What does this mean? Months before the product is widely available, we’re openly sharing information that will enable third parties to develop software that interoperates with Office 2010, informed by how other Microsoft products do so. This will speed new products to market, increase customer choice and satisfaction and drive better business results.

This kind of open access to information is a central tenet in our Interoperability Principles. The aim of these principles is to give all software developers—including commercial ISVs, open source developers, and developers in customer IT departments—technical information that can be useful in building products that work well with our most popular products. All told, we’ve published more than 33,000 pages of technical documentation relating to interoperability with these Office products, and we’ve seen more than 250,000 downloads of the entire range of our interoperability documentation in just the past year.

This model of transparency through access to developer resources has already enabled real-world interoperability in other areas. In December 2008, for example, Microsoft published detailed protocol documentation for Microsoft Exchange ActiveSync (EAS), as part of the expansion of our EAS IP Licensing Program. EAS is the technology that enables mobile devices to synchronize e-mail, calendar and other information with Microsoft Exchange Server. While EAS had been licensed in the past, the posting of this documentation provided consistent, open access for all developers to the Microsoft protocols built into EAS that enable interoperability. As a result, many leading companies—including Microsoft competitors like Apple, Google, Nokia, and Palm—have licensed the EAS protocol patents, making it possible for their customers to synchronize Exchange data on the most widely used mobile phone platforms in the world.

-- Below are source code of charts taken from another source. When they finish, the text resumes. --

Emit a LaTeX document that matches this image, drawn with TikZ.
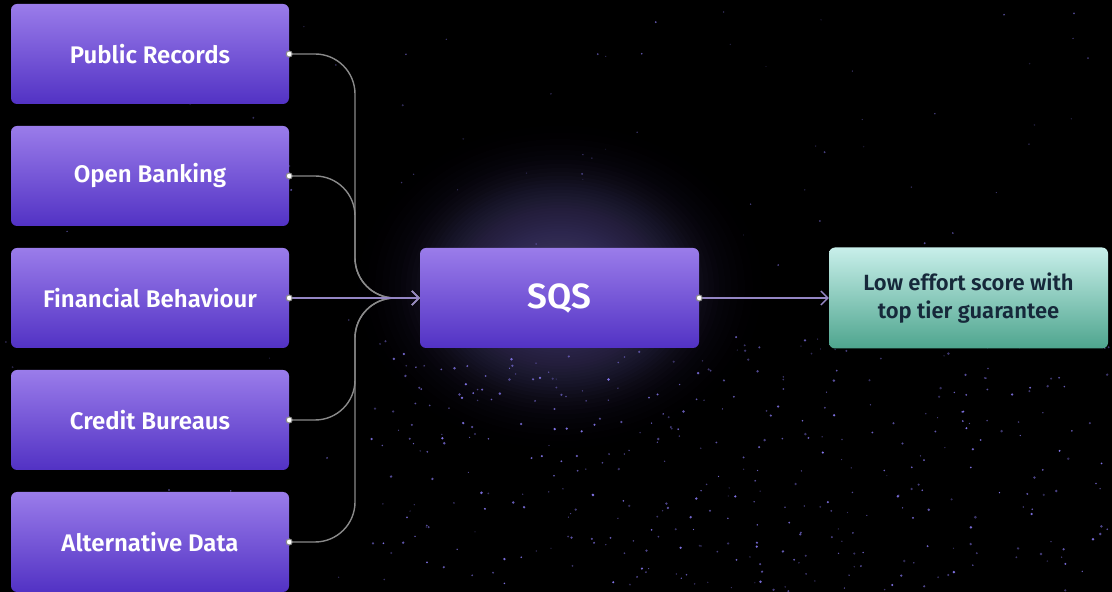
\documentclass[tikz,border=0pt]{standalone}
\usepackage{fontspec}
\setmainfont{Fira Sans}[BoldFont=* SemiBold]
\usetikzlibrary{arrows.meta}
\definecolor{glowc}{HTML}{4A3F74}
\definecolor{ptop}{HTML}{9A7CEA}
\definecolor{pbot}{HTML}{5232C4}
\definecolor{gtop}{HTML}{C8EFEA}
\definecolor{gbot}{HTML}{4EA58E}
\definecolor{gtext}{HTML}{16283A}
\definecolor{curvec}{HTML}{8A8A8A}
\definecolor{linec}{HTML}{9486C4}
\definecolor{starc}{HTML}{8476EC}
\tikzset{
  srcbox/.style={rounded corners=6pt, minimum width=278pt, minimum height=100pt,
    top color=ptop, bottom color=pbot, draw=none, text=white,
    font=\bfseries\fontsize{24}{27}\selectfont, inner sep=0pt},
  sqsbox/.style={srcbox, minimum width=279pt, font=\bfseries\fontsize{35}{38}\selectfont},
  outbox/.style={rounded corners=6pt, minimum width=279pt, minimum height=101pt,
    top color=gtop, bottom color=gbot, draw=none, text=gtext, align=center,
    font=\bfseries\fontsize{22}{28}\selectfont, inner sep=0pt},
  curve/.style={draw=curvec, line width=1.4pt, rounded corners=40pt},
  straight/.style={draw=linec, line width=1.4pt},
  tip/.style={-{Straight Barb[length=7pt,width=14pt,line width=1.4pt]}},
  startdot/.style={circle, fill=white, draw=curvec, line width=1pt, minimum size=6pt, inner sep=0pt},
}
\begin{document}
\begin{tikzpicture}[x=1pt,y=1pt]
\useasboundingbox (0,0) rectangle (1112,592);
\fill[black] (0,0) rectangle (1112,592);
\begin{scope}
\clip (0,0) rectangle (1112,592);
\foreach \k in {0,...,59}{
  \pgfmathsetmacro{\rx}{260*(1-sqrt(\k/60))}
  \pgfmathsetmacro{\al}{0.05*min(1,(\k+1)/16)}
  \fill[glowc, opacity=\al] (560,305) ellipse ({\rx} and {0.8*\rx});
}
\pgfmathsetseed{7}
\foreach \i in {1,...,380}{
  \pgfmathsetmacro{\xx}{370+rnd*740}
  \pgfmathsetmacro{\yy}{rnd*255}
  \pgfmathsetmacro{\op}{0.35+0.65*rnd}
  \pgfmathsetmacro{\rr}{0.6+0.8*rnd}
  \fill[starc, opacity=\op] (\xx,\yy) circle (\rr);
}
\foreach \i in {1,...,120}{
  \pgfmathsetmacro{\xx}{rnd*1112}
  \pgfmathsetmacro{\yy}{rnd*592}
  \pgfmathsetmacro{\op}{0.2+0.6*rnd}
  \pgfmathsetmacro{\rr}{0.5+0.6*rnd}
  \fill[starc, opacity=\op] (\xx,\yy) circle (\rr);
}
\end{scope}
% source boxes (y = 592 - pixel y)
\node[srcbox] (pr) at (150,538) {Public Records};
\node[srcbox] (ob) at (150,416) {Open Banking};
\node[srcbox] (fb) at (150,294) {Financial Behaviour};
\node[srcbox] (cb) at (150,172) {Credit Bureaus};
\node[srcbox] (ad) at (150,50) {Alternative Data};
\node[sqsbox] (sqs) at (559.5,294) {SQS};
\node[outbox] (out) at (968.5,294) {Low effort score with\\top tier guarantee};
\coordinate (bus) at (355,294);
% connectors
\draw[curve, tip] (pr.east) -| (bus) -- (sqs.west);
\draw[curve, tip] (ob.east) -| (bus) -- (sqs.west);
\draw[curve, tip] (cb.east) -| (bus) -- (sqs.west);
\draw[curve, tip] (ad.east) -| (bus) -- (sqs.west);
\draw[straight, tip] (fb.east) -- (sqs.west);
\draw[straight, tip] (sqs.east) -- (out.west);
\foreach \n in {pr,ob,fb,cb,ad,sqs}{
  \node[startdot] at (\n.east) {};
}
\end{tikzpicture}
\end{document}
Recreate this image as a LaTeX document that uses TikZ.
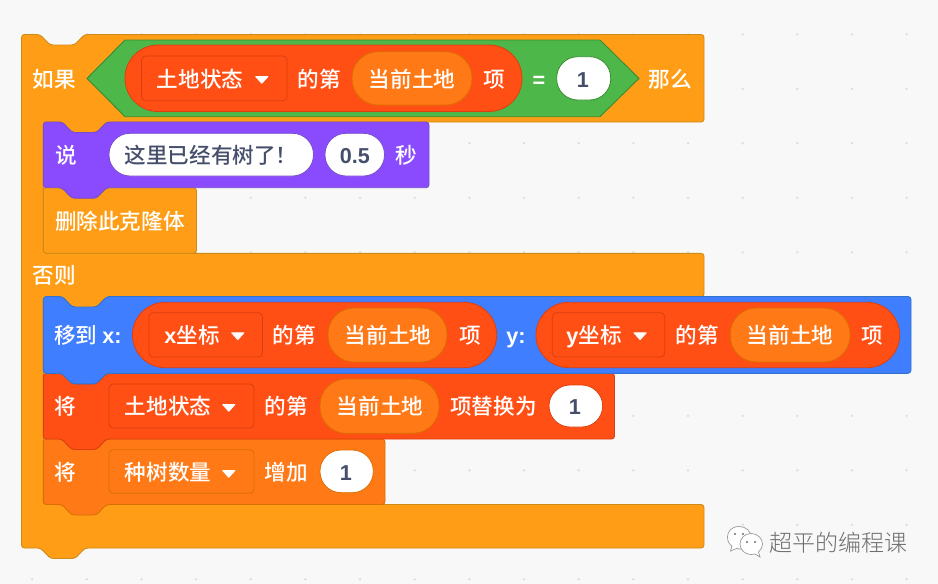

I’m confident that the publication of Office 2010 protocol documentation will ultimately lead to similar benefits that increase innovation, customer choice and opportunity in the market. After all, the end-game of all this transparency is to fulfill our mutual customers’ needs for interoperability. In today’s typically mixed IT environments, customers need solutions from a wide variety of vendors to work well together, and transparency among those vendors is an essential step toward that end.